The redirecting of this responsibility is set to complement the regulators’ existing objectives of ensuring the safety and soundness of firms, protecting and enhancing the integrity of the UK financial system, promoting competition in the interests of consumers, and ensuring that consumers receive an appropriate degree of protection.
The Bill also includes enhanced mechanisms for engagement with stakeholders and accountability, scrutiny and oversight of the regulators by Parliament and the Treasury.
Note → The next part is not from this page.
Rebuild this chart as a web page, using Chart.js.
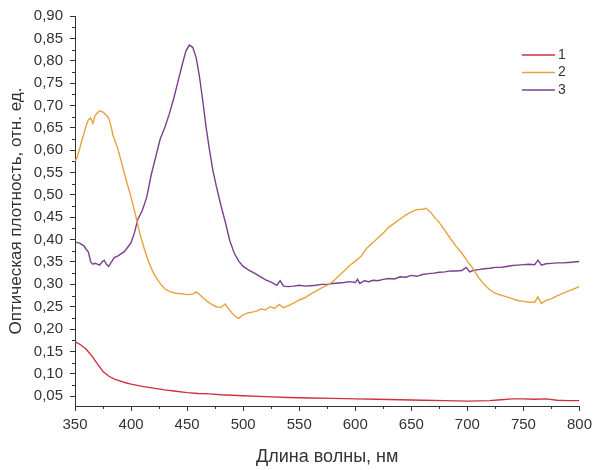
<!DOCTYPE html>
<html>
<head>
<meta charset="utf-8">
<script src="https://cdn.jsdelivr.net/npm/chart.js@4"></script>
<style>
  body { margin: 0; background: #fff; }
</style>
</head>
<body>
<canvas id="spectra-chart" width="597" height="470"></canvas>
<script>
// spectra
const seriesLabels = ['1', '2', '3'];

const wl1 = [350, 355, 360, 365, 370, 375, 380, 385, 390, 395, 400, 410, 420, 430, 440, 450, 460, 470, 480, 490, 500, 520, 540, 560, 580, 600, 620, 640, 660, 680, 700, 720, 730, 740, 750, 760, 770, 780, 790, 800];
const od1 = [0.172, 0.165, 0.155, 0.140, 0.122, 0.105, 0.095, 0.088, 0.084, 0.080, 0.077, 0.072, 0.068, 0.064, 0.061, 0.058, 0.056, 0.055, 0.053, 0.052, 0.051, 0.049, 0.047, 0.046, 0.045, 0.044, 0.043, 0.042, 0.041, 0.040, 0.039, 0.040, 0.042, 0.044, 0.044, 0.043, 0.044, 0.041, 0.040, 0.040];

const wl2 = [350, 352, 356, 360, 362, 364, 366, 368, 370, 372, 375, 378, 380, 382, 384, 388, 392, 396, 400, 404, 408, 412, 416, 420, 425, 430, 435, 440, 445, 450, 455, 458, 460, 464, 468, 472, 476, 480, 484, 487, 490, 493, 496, 500, 504, 508, 512, 516, 520, 524, 528, 532, 536, 540, 545, 550, 555, 560, 565, 570, 575, 580, 585, 590, 595, 600, 605, 610, 615, 620, 625, 630, 635, 640, 645, 650, 655, 660, 663, 667, 670, 675, 680, 685, 690, 695, 700, 705, 710, 715, 720, 725, 730, 735, 740, 745, 750, 755, 760, 763, 766, 770, 775, 780, 785, 790, 795, 800];
const od2 = [0.575, 0.585, 0.620, 0.655, 0.668, 0.672, 0.660, 0.678, 0.683, 0.688, 0.685, 0.678, 0.672, 0.655, 0.632, 0.605, 0.568, 0.530, 0.495, 0.455, 0.412, 0.378, 0.348, 0.325, 0.305, 0.290, 0.283, 0.280, 0.279, 0.277, 0.278, 0.283, 0.280, 0.270, 0.262, 0.255, 0.250, 0.248, 0.256, 0.245, 0.236, 0.228, 0.224, 0.232, 0.236, 0.238, 0.240, 0.245, 0.243, 0.250, 0.246, 0.255, 0.248, 0.252, 0.258, 0.265, 0.270, 0.278, 0.285, 0.292, 0.298, 0.306, 0.318, 0.330, 0.342, 0.352, 0.362, 0.380, 0.392, 0.403, 0.415, 0.428, 0.437, 0.446, 0.455, 0.462, 0.467, 0.468, 0.470, 0.462, 0.452, 0.438, 0.420, 0.402, 0.385, 0.370, 0.352, 0.335, 0.315, 0.300, 0.288, 0.280, 0.276, 0.272, 0.268, 0.264, 0.262, 0.260, 0.260, 0.272, 0.257, 0.264, 0.268, 0.274, 0.280, 0.285, 0.290, 0.295];

const wl3 = [350, 354, 358, 360, 362, 364, 366, 368, 370, 372, 374, 376, 378, 380, 382, 385, 388, 391, 394, 397, 400, 403, 406, 410, 414, 418, 422, 426, 430, 434, 438, 442, 446, 449, 452, 455, 458, 461, 464, 467, 470, 473, 476, 480, 484, 488, 492, 496, 500, 505, 510, 515, 520, 525, 530, 533, 536, 540, 545, 550, 555, 560, 565, 570, 575, 580, 585, 590, 595, 600, 602, 604, 608, 612, 616, 620, 625, 630, 635, 640, 645, 650, 655, 660, 665, 670, 675, 680, 685, 690, 695, 699, 702, 705, 710, 715, 720, 725, 730, 735, 740, 745, 750, 755, 760, 763, 766, 770, 775, 780, 785, 790, 795, 800];
const od3 = [0.395, 0.392, 0.386, 0.378, 0.372, 0.350, 0.345, 0.347, 0.345, 0.343, 0.350, 0.354, 0.345, 0.340, 0.348, 0.360, 0.363, 0.368, 0.373, 0.383, 0.393, 0.415, 0.445, 0.465, 0.495, 0.545, 0.585, 0.625, 0.650, 0.680, 0.715, 0.755, 0.795, 0.822, 0.835, 0.830, 0.808, 0.765, 0.710, 0.650, 0.600, 0.555, 0.520, 0.478, 0.440, 0.398, 0.370, 0.352, 0.340, 0.332, 0.325, 0.318, 0.310, 0.305, 0.298, 0.308, 0.296, 0.295, 0.296, 0.298, 0.296, 0.297, 0.298, 0.300, 0.300, 0.302, 0.303, 0.304, 0.306, 0.304, 0.311, 0.302, 0.308, 0.306, 0.309, 0.308, 0.311, 0.313, 0.312, 0.317, 0.316, 0.320, 0.318, 0.322, 0.324, 0.325, 0.327, 0.328, 0.330, 0.330, 0.331, 0.338, 0.328, 0.331, 0.333, 0.335, 0.336, 0.338, 0.338, 0.340, 0.342, 0.343, 0.344, 0.345, 0.344, 0.354, 0.343, 0.346, 0.347, 0.348, 0.348, 0.349, 0.350, 0.351];

const xTicks = [350, 400, 450, 500, 550, 600, 650, 700, 750, 800];
const xMinor = [375, 425, 475, 525, 575, 625, 675, 725, 775];
const yTicks = [0.05, 0.10, 0.15, 0.20, 0.25, 0.30, 0.35, 0.40, 0.45, 0.50, 0.55, 0.60, 0.65, 0.70, 0.75, 0.80, 0.85, 0.90];
const yMinor = [0.075, 0.125, 0.175, 0.225, 0.275, 0.325, 0.375, 0.425, 0.475, 0.525, 0.575, 0.625, 0.675, 0.725, 0.775, 0.825, 0.875];

const lineColors = ['#d0303c', '#e9a23b', '#7b3f8e'];
const axisColor = '#333333';
const fontFamily = "'Liberation Sans', Arial, sans-serif";

function toPoints(xs, ys) {
    return xs.map((x, i) => ({ x: x, y: ys[i] }));
}

// small extra ticks between the labelled ones
const minorTicks = {
    id: 'minorTicks',
    afterDraw(chart) {
        const ctx = chart.ctx;
        const xs = chart.scales.x, ys = chart.scales.y, area = chart.chartArea;
        ctx.save();
        ctx.strokeStyle = axisColor;
        ctx.lineWidth = 1;
        ctx.beginPath();
        xMinor.forEach(v => {
            const px = Math.round(xs.getPixelForValue(v)) + 0.5;
            ctx.moveTo(px, area.bottom);
            ctx.lineTo(px, area.bottom + 3);
        });
        yMinor.forEach(v => {
            const py = Math.round(ys.getPixelForValue(v)) + 0.5;
            ctx.moveTo(area.left, py);
            ctx.lineTo(area.left - 3, py);
        });
        ctx.stroke();
        ctx.restore();
    }
};

// legend inside the plot, top right
const insideLegend = {
    id: 'insideLegend',
    afterDraw(chart) {
        const ctx = chart.ctx;
        ctx.save();
        ctx.font = '14px ' + fontFamily;
        ctx.textBaseline = 'middle';
        ctx.fillStyle = axisColor;
        chart.data.datasets.forEach((ds, i) => {
            const y = 55 + i * 17.5;
            ctx.strokeStyle = ds.borderColor;
            ctx.lineWidth = 1.3;
            ctx.beginPath();
            ctx.moveTo(522, y);
            ctx.lineTo(555, y);
            ctx.stroke();
            ctx.fillText(ds.label, 558, y);
        });
        ctx.restore();
    }
};

function initChart() {
    const ctx = document.getElementById('spectra-chart').getContext('2d');
    const series = [[wl1, od1], [wl2, od2], [wl3, od3]];

    return new Chart(ctx, {
        type: 'line',
        data: {
            datasets: series.map((s, i) => ({
                label: seriesLabels[i],
                data: toPoints(s[0], s[1]),
                borderColor: lineColors[i],
                backgroundColor: lineColors[i],
                borderWidth: 1.4,
                pointRadius: 0,
                tension: 0,
                fill: false
            }))
        },
        options: {
            responsive: false,
            animation: false,
            layout: { padding: { top: 16, right: 14, left: 0, bottom: 0 } },
            plugins: { legend: { display: false }, tooltip: { enabled: false } },
            scales: {
                x: {
                    type: 'linear',
                    min: 350,
                    max: 800,
                    afterBuildTicks: scale => { scale.ticks = xTicks.map(v => ({ value: v })); },
                    afterFit: scale => { scale.height = 64; },
                    grid: { drawOnChartArea: false, drawTicks: true, tickLength: 5, color: axisColor },
                    border: { display: true, color: axisColor, width: 1 },
                    ticks: { color: axisColor, padding: 5, maxRotation: 0, font: { family: fontFamily, size: 15 } },
                    title: {
                        display: true,
                        text: 'Длина волны, нм',
                        color: axisColor,
                        padding: { top: 0, bottom: 2 },
                        font: { family: fontFamily, size: 18 }
                    }
                },
                y: {
                    type: 'linear',
                    min: 0.028,
                    max: 0.9,
                    afterBuildTicks: scale => { scale.ticks = yTicks.map(v => ({ value: v })); },
                    afterFit: scale => { scale.width = 75; },
                    grid: { drawOnChartArea: false, drawTicks: true, tickLength: 5, color: axisColor },
                    border: { display: true, color: axisColor, width: 1 },
                    ticks: {
                        color: axisColor,
                        padding: 7,
                        font: { family: fontFamily, size: 15 },
                        callback: value => value.toFixed(2).replace('.', ',')
                    },
                    title: {
                        display: true,
                        text: 'Оптическая плотность, отн. ед.',
                        color: axisColor,
                        padding: { top: 6, bottom: 2 },
                        font: { family: fontFamily, size: 17 }
                    }
                }
            }
        },
        plugins: [minorTicks, insideLegend]
    });
}

document.addEventListener('DOMContentLoaded', () => {
    initChart();
});
</script>
</body>
</html>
This includes a new ‘rule review’ power which will enable the government to direct the regulators to review their rules where it is in the public interest.
To maintain the UK’s position as an international, open and competitive financial centre, the Bill will reform EU-derived legislation governing our capital markets, ensuring that our rulebook is fair, outcomes-based and maintains high regulatory standards.
This includes removing the share trading obligation and double volume cap from the EU’s 2018 MiFID II, which has previously restricted how and where firms can execute trades, shifting more power over to the FInancial Conduct Authority (FCA) which is set to leverage new powers to enhance the transparency and effective function of the market.
The Bill also awards new powers to the Government and regulators to better enable them to implement mutual recognition agreements – which are agreements between two trading partners, designed to remove technical and regulatory barriers to trade.
A stable focus on stablecoins
Adhering to the sustained public interest in new technologies, and particularly in regard to the emerging use of cryptocurrencies and digital assets as a means of payments, section 22 of the Bill will subject certain types of stablecoins to regulation in an attempt to guide its transition into mainstream transactions.
The scope of this regulation will include ‘digital settlement assets,’ which includes any digital representation of value or rights, whether or not cryptographically secured, that ‘(a) can be used for the settlement of payment obligations; (b) can be transferred, stored or traded electronically, and (c) uses technology supporting the recording or storage of data (which may include distributed ledger technology).’
In fostering these new innovations, the Bill will also enable the creation of Financial Markets Infrastructure Sandboxes, allowing firms to test the use of new technologies and practices in financial markets, increasing the efficiency, transparency and resilience of new products.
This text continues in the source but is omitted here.